As noted above, a slight angle is fine. Assuming that the goal is simply to clamp it in place as glue dries, as long as it is open in the front and back you could simply use clamps, unless the box is too wide to get effective clamping pressure in the center, though it won't take much. Also, you could at least get one side nailed in straight before attaching the other side. One other option may be to use screws. Pre-drill the holes and use a long screwdriver or bit to attach.


----------



## dhazelton (Feb 11, 2012)

There seems to be an abundance of first time poster questions here lately. This question seems so simplistic (wouldn't one just go to the home center and look at nail guns??. I can't tell if someone is just data mining this site.


----------



## John Smith_inFL (Dec 15, 2017)

speaking of data mining . . . 
back in the '70s, I bought a book on hand routing dimensional signs. 
nice photos, very informative tutorials on different techniques. 
I learned a lot out of that one book.
skip forward 20 years. I met the author at one of the woodworking shows. 
after talking for a bit, he admitted to me that he is not a woodworker - he is a writer. 
he gathers information from different sources, compiles his notes and photos, 
and publishes a book.
back then, he only had a few books on woodworking. now, when I google
his name, he has all kinds of books on many woodworking projects.
so it would not surprise me at all that some of the first time posters have
alternative motives for their questions. especially when they never report
back and comment on the answers to their post.
but ~ hopefully, other new and inexperienced members will gain 
some informative knowledge and techniques to enhance their own skills.

.


----------



## Mike_D_S (May 3, 2012)

I think some of the confusion for new people is in terminology. The OP probably won't find a "nail gun" at a local store to do this, but they will find a brad nailer that should be fine in this situation. Or they may talk to someone who tells them get a pinner, which when they ask a big box employee for will just get a blank stare probably.
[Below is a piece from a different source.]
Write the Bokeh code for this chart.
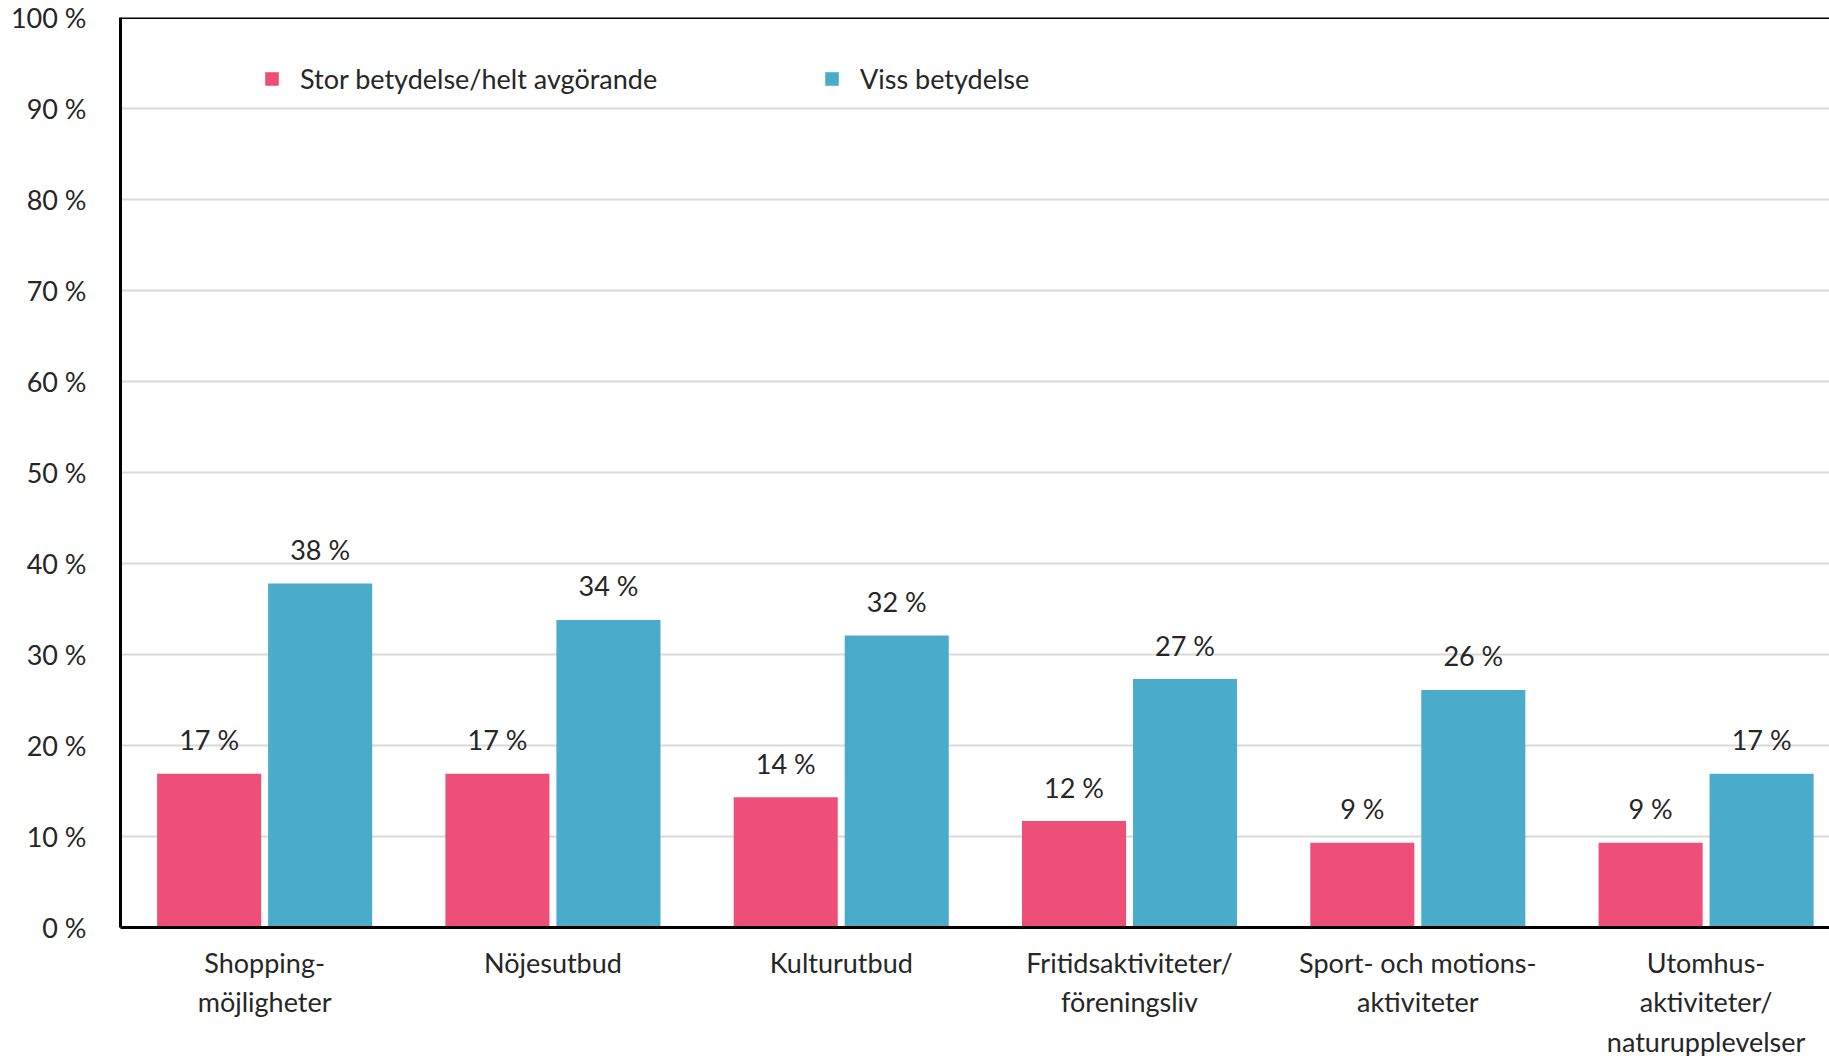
from bokeh.plotting import figure
from bokeh.models import (ColumnDataSource, Range1d, FixedTicker, Span, Legend, LegendItem)
from bokeh.core.properties import value
from bokeh.transform import dodge
from bokeh.embed import file_html
from bokeh.resources import INLINE

categories = ["Shopping-\nmöjligheter", "Nöjesutbud", "Kulturutbud",
              "Fritidsaktiviteter/\nföreningsliv", "Sport- och motions-\naktiviteter",
              "Utomhus-\naktiviteter/\nnaturupplevelser"]
stor = [16.9, 16.9, 14.3, 11.7, 9.3, 9.3]
viss = [37.8, 33.8, 32.1, 27.3, 26.1, 16.9]
series_names = ["Stor betydelse/helt avgörande", "Viss betydelse"]
y_ticks = [0, 10, 20, 30, 40, 50, 60, 70, 80, 90, 100]
y_tick_labels = ["0 %", "10 %", "20 %", "30 %", "40 %", "50 %", "60 %", "70 %", "80 %", "90 %", "100 %"]

PINK = "#ee4f78"
BLUE = "#4babcb"
FONT = "Lato"
FS = "27px"
TXT = "#262626"

xpos = [i + 0.5 for i in range(len(categories))]
src = ColumnDataSource(dict(
    x=xpos, stor=stor, viss=viss,
    stor_lbl=[f"{round(v)} %" for v in stor],
    viss_lbl=[f"{round(v)} %" for v in viss],
))

p = figure(output_backend="svg", toolbar_location=None,
           frame_width=1709, frame_height=910,
           min_border_left=120, min_border_right=0, min_border_top=17, min_border_bottom=127,
           x_range=Range1d(0, 5.928), y_range=Range1d(0, 100))
p.outline_line_color = None
p.background_fill_color = "white"

off = 0.1925
w = 0.361
r1 = p.vbar(x=dodge("x", -off, range=p.x_range), top="stor", width=w, source=src,
            fill_color=PINK, line_color=None)
r2 = p.vbar(x=dodge("x", off, range=p.x_range), top="viss", width=w, source=src,
            fill_color=BLUE, line_color=None)

for xo, col in ((-off, "stor_lbl"), (off, "viss_lbl")):
    p.text(x=dodge("x", xo, range=p.x_range), y=col.split("_")[0], text=col, source=src,
           text_align="center", text_baseline="middle", y_offset=-34,
           text_font=value(FONT), text_font_size=value(FS), text_color=TXT)

# axes
p.xaxis.ticker = FixedTicker(ticks=xpos)
p.xaxis.major_label_overrides = {x: c for x, c in zip(xpos, categories)}
p.xaxis.major_tick_line_color = None
p.xaxis.minor_tick_line_color = None
p.xaxis.axis_line_color = "black"
p.xaxis.axis_line_width = 3
p.xaxis.major_label_standoff = 12
p.xaxis.major_label_text_font = FONT
p.xaxis.major_label_text_font_size = FS
p.xaxis.major_label_text_color = TXT

p.yaxis.ticker = FixedTicker(ticks=y_ticks)
p.yaxis.major_label_overrides = {t: l for t, l in zip(y_ticks, y_tick_labels)}
p.yaxis.major_tick_line_color = None
p.yaxis.minor_tick_line_color = None
p.yaxis.axis_line_color = "black"
p.yaxis.axis_line_width = 3
p.yaxis.major_label_standoff = 28
p.yaxis.major_label_text_font = FONT
p.yaxis.major_label_text_font_size = FS
p.yaxis.major_label_text_color = TXT

p.xgrid.grid_line_color = None
p.ygrid.ticker = FixedTicker(ticks=y_ticks)
p.ygrid.grid_line_color = "#d9d9d9"
p.ygrid.grid_line_width = 2

p.add_layout(Span(location=100, dimension="width", line_color="black", line_width=3))

for r, name, xloc in ((r1, series_names[0], 143), (r2, series_names[1], 703)):
    lg = Legend(items=[LegendItem(label=name, renderers=[r])], location=(xloc, 832),
                orientation="horizontal", glyph_width=17, glyph_height=17,
                label_standoff=20, padding=0, margin=0, border_line_color=None,
                background_fill_alpha=0, label_text_font=FONT,
                label_text_font_size=FS, label_text_color=TXT)
    p.add_layout(lg)

open("out.html", "w").write(file_html(p, INLINE))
So for the original poster. you are going to struggle to find a nail gun (nails in this sense having round heads) that will fit there without having to angle a fair bit. You should be able to get a finish nailer (finish nails have a small rectangular head) that fits. I'd probably recommend a brad nailer (brads are like finish nails but generally smaller) or you could get a pin nailer (pins are like brads but generally thinner / smaller gauge).

The finish and brad nailers will be at the local big box store, the pinner you'll probably have to order online.

Mike


----------



## waho6o9 (May 6, 2011)

Paslode offers an angled gun that's effective.


----------



## deskman (Jan 26, 2019)

> maybe I am not reading your question correctly:
> 
> are you talking about the nails in the yellow circles ?
> 
> ...


Yes, I drew the picture with accurate dimensions except the holes are actually very smaller. I guess space between holes are too long for staples.


----------



## deskman (Jan 26, 2019)

> What wrong with the nails being angled. I somethings angle nails on purpose in opposite directions. It make it harder to pull "things" apart.
> 
> - AlaskaGuy


I worry sharp nails penetrate a top. Is the joinery method risky and unusual for fasten a top?


----------



## MrRon (Jul 9, 2009)

It appears the 3/4" strip is there to reinforce a simple but joint. Glue and a few small brads (angled OK) will make for a good (not great) joint. It is not necessary to have the number of nails as shown; only a few will do as long as glue is used.


----------